Tags: economics report, TD
This report is from TD economics. Below is an excerpt specific to Alberta, with a link to the full report at the end of the post:
“Wild Rose country was overbuilt substantially during its boom years, and mounting inventories in Calgary and Edmonton are cause for concern. Indeed, even over 1991 to 2001, housing starts in Alberta had already overshot household formation by 12%. With oil prices having subsided from their fever pitch and expansion projects now on hold, the net inflow of migrants has slowed dramatically and may even cease completely during 2009. The previous pace of homebuilding could not be sustained and slowed precipitously during the fall. Alberta’s starts further declined to 13,100 units in February, 61% lower than a year prior. With Alberta’s economy set to contract by 2.5% this year in real terms and roughly 10% in nominal terms, homebuilding has likely not yet bottomed. While around 30,000 new households will form in the province during 2009, starts are likely to be nearer 14,000 units on the year.

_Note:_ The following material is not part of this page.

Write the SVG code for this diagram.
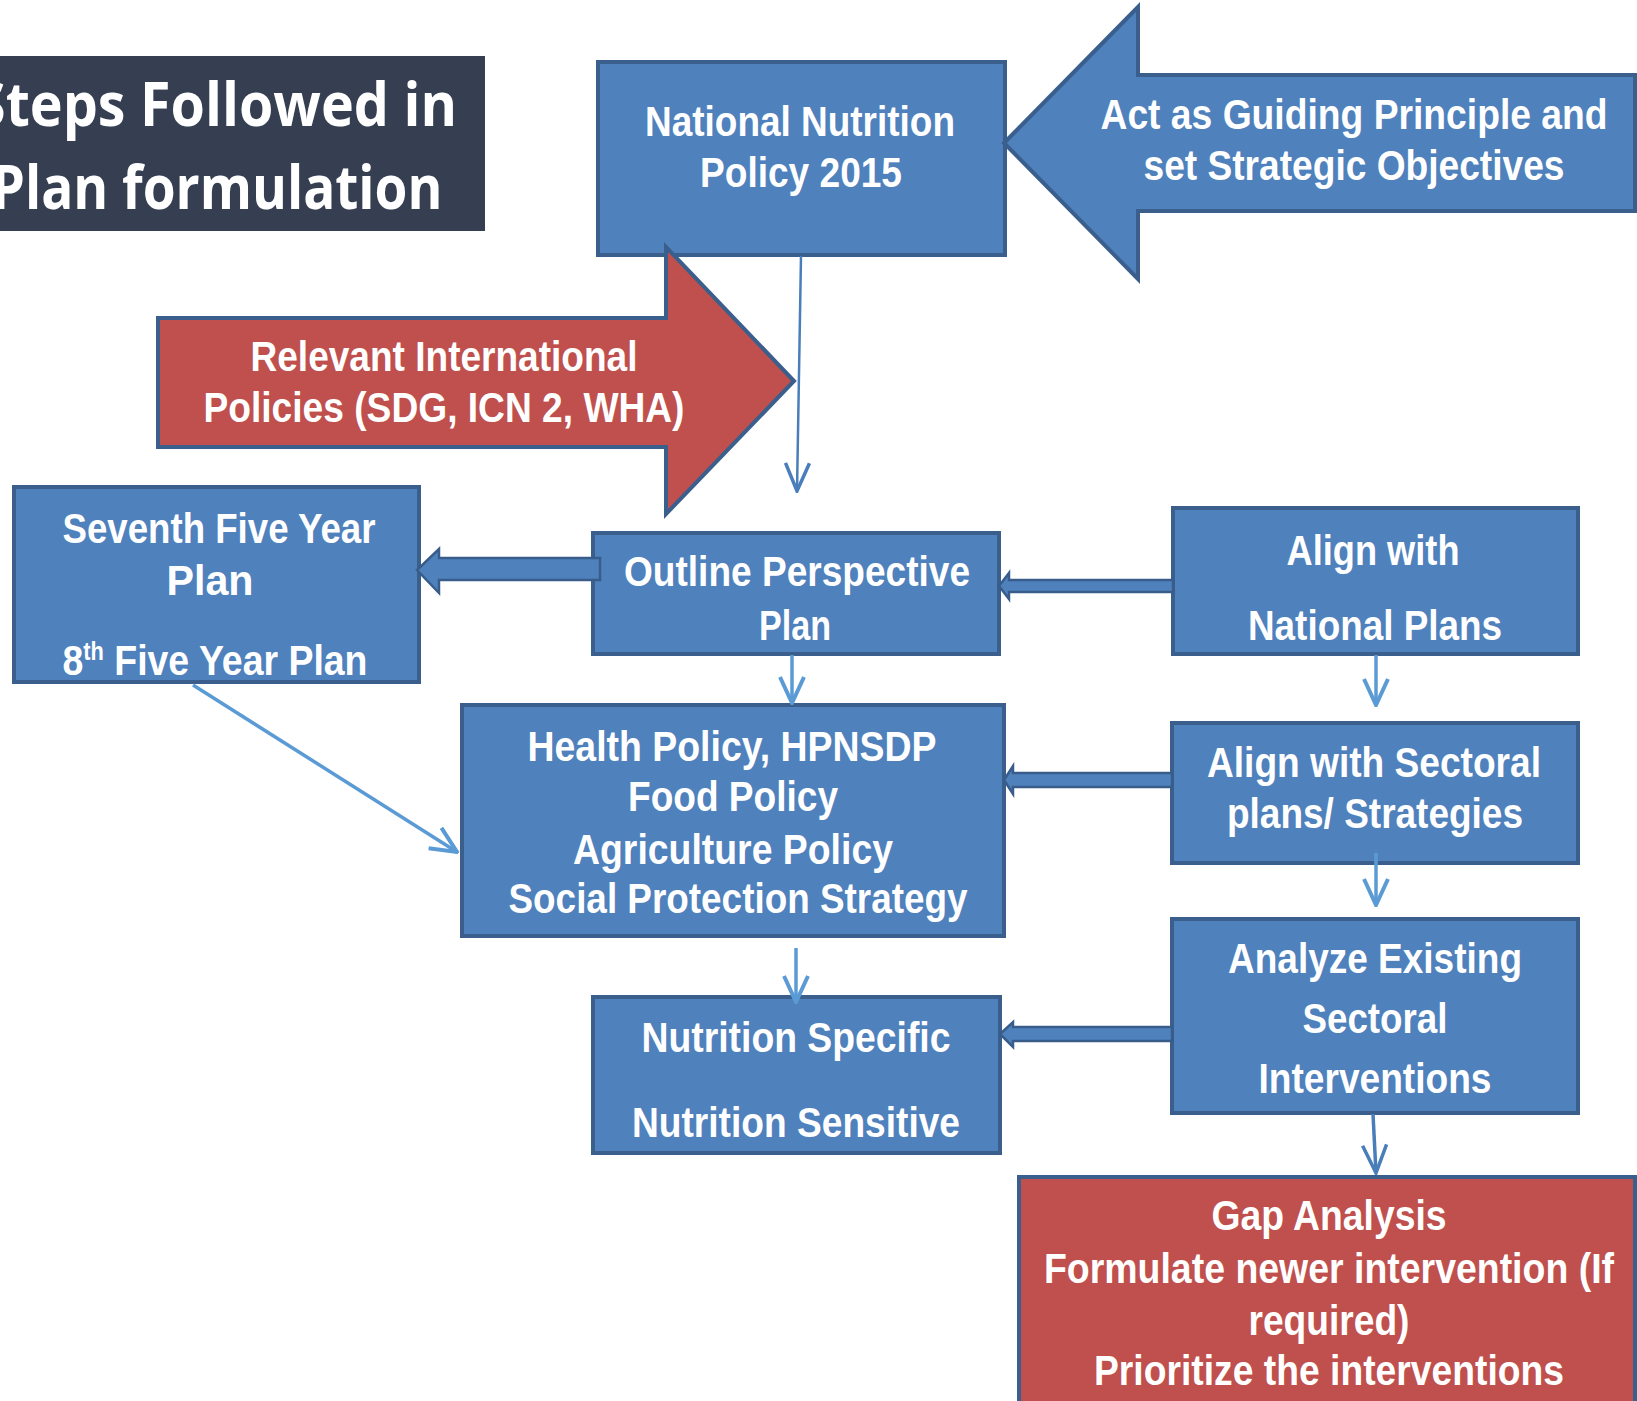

Even accounting for the population inflows, the province’s homebuilding overshot fundamentals by nearly 10% during the commodity boom. From 1991 to 2006, Alberta has approximately 72,000 more housing starts than new households, and the estimated 13% overshoot of fundamentals during 2002-2008 exhibits this excess. Now, plunging sales-to-new listings ratios and mounting unsold inventories clearly indicate that the present stock of homes is excessive. As of February, Calgary had an overhang of 1,133 unsold units (874 singles and 259 multiples) and a sales-to-new listings ratio of 0.29, indicative of a definitive buyer’s market, having now fallen to its lowest value in two decades. Similarly alarming is Edmonton’s surge in unsold inventories. As of December, Edmonton had 1,747 unsold units (1,254 singles and 493 multiples) its largest recorded overhang ever – and conditions for sellers in the resale market have deteriorated sharply. In both of Alberta’s major cities, homebuilders have worrisome unsold inventories of new singles, and, with demand having cooled rapidly, resale markets already appear saturated.
The steep appreciation of house prices during Alberta’s boom times now appears to have been far too optimistic. Although income growth was very strong, Albertan housing during 2007 and 2008 was especially overpriced relative to fundamentals. The quick climb of Albertan resale prices substantially eroded affordability and, even though Albertans were Canada’s highest income earners on average, the growth in household income was not sustainable. The 9% year-over-year decline in Alberta’s average resale price in February is evidence that past prices exceeded fundamentals. Those inflated prices drove homebuilding in excess of fundamentals. Given Albertans’ deteriorating incomes and the overhangs of unsold inventories, Alberta’s resale prices probably have another 20% leg down over 2009.”